St Mary's Church, Nettlestead facts for kids
Quick facts for kidsSt Mary's Church
The west end of the church
|Heritage designation||Grade I|
|Designated||23 May 1967|
|Completed||13th, 15th and 19th centuries|
|Parish||St Mary's, Nettlestead|
St Mary the Virgin is a parish church in Nettlestead, Kent, begun in the 13th century.
Construction of the church began in the 13th century – the square tower at the west end being the only part surviving from this period. The tower is built of roughly-coursed local ragstone and is topped with a pyramidal shingle-covered roof. It features lancet windows in the three outward-facing sides and a medieval doorway installed in 1858 that came from a demolished church at Teston.
The nave was built about 1438. The north and south elevations are similar; each divided by tall buttresses into three bays containing large stone-framed windows with curved tops divided into three vertical divisions. The western bay of the south side also contains a porch dated to about 1496. The north side is extended against the tower to enclose a stair turret built in the 19th century. a moulded plinth runs along the base of both façades.
The chancel was built about 1460. It is narrower and set inward from each side of the nave and has lower eaves. The plinth continues and the eastern corners are diagonally buttressed. A single small pointed window with two lights is located at the west end of the north and south sides of the chancel and a pointed three light window in the east end.
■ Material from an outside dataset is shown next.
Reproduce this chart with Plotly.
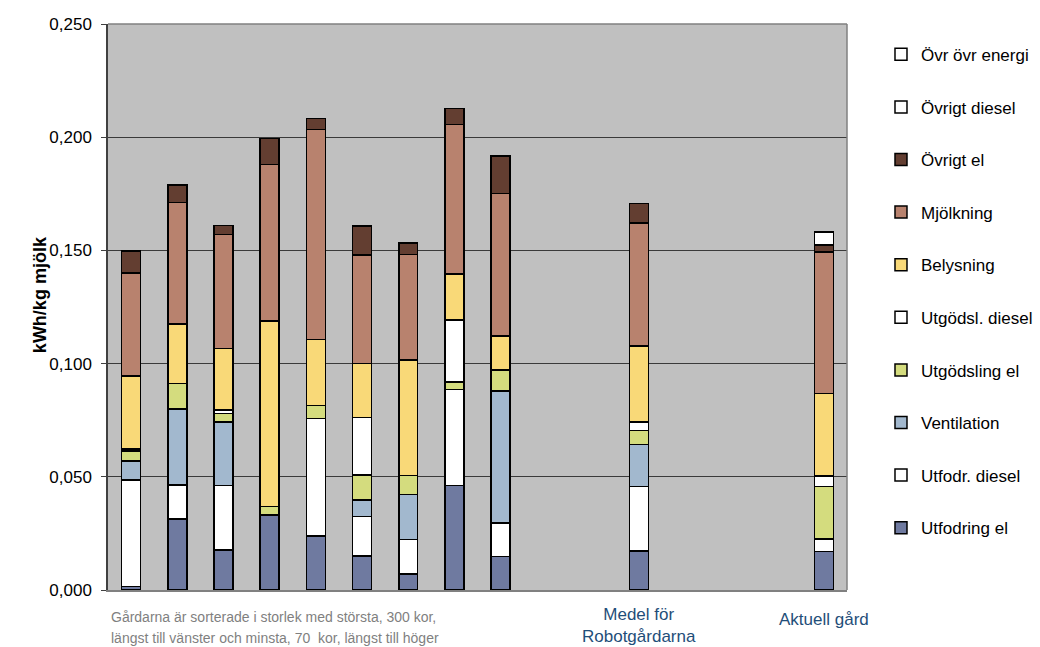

Internally, the roof of the chancel has a boarded ceiling with rafters decorated with bosses. The roof of the nave is plastered. A 15th-century tracery screen from Teston church is located at the base of the tower. The church contains wall monuments to Elizabeth Scott (died 1598) and Katharine Scott (died 1616), both featuring kneeling female figures.
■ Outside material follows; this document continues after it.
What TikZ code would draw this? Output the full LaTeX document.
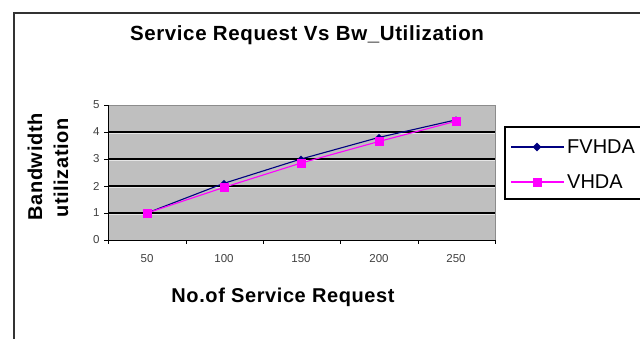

The stained glass in the church windows includes panels in the central window on the north side of the nave which were paid for by John or Reginald Pympe of the neighbouring Nettlestead Place in 1438. The north chancel window possibly dates from the 1460s and angels holding heraldic shields in the top lights of many of the windows are also 15th century. Other windows are Victorian or Edwardian in 15th century style.
The church lychgate contains a memorial to casualties of both World Wars and the churchyard contains three chest tomb memorials which are Grade II listed.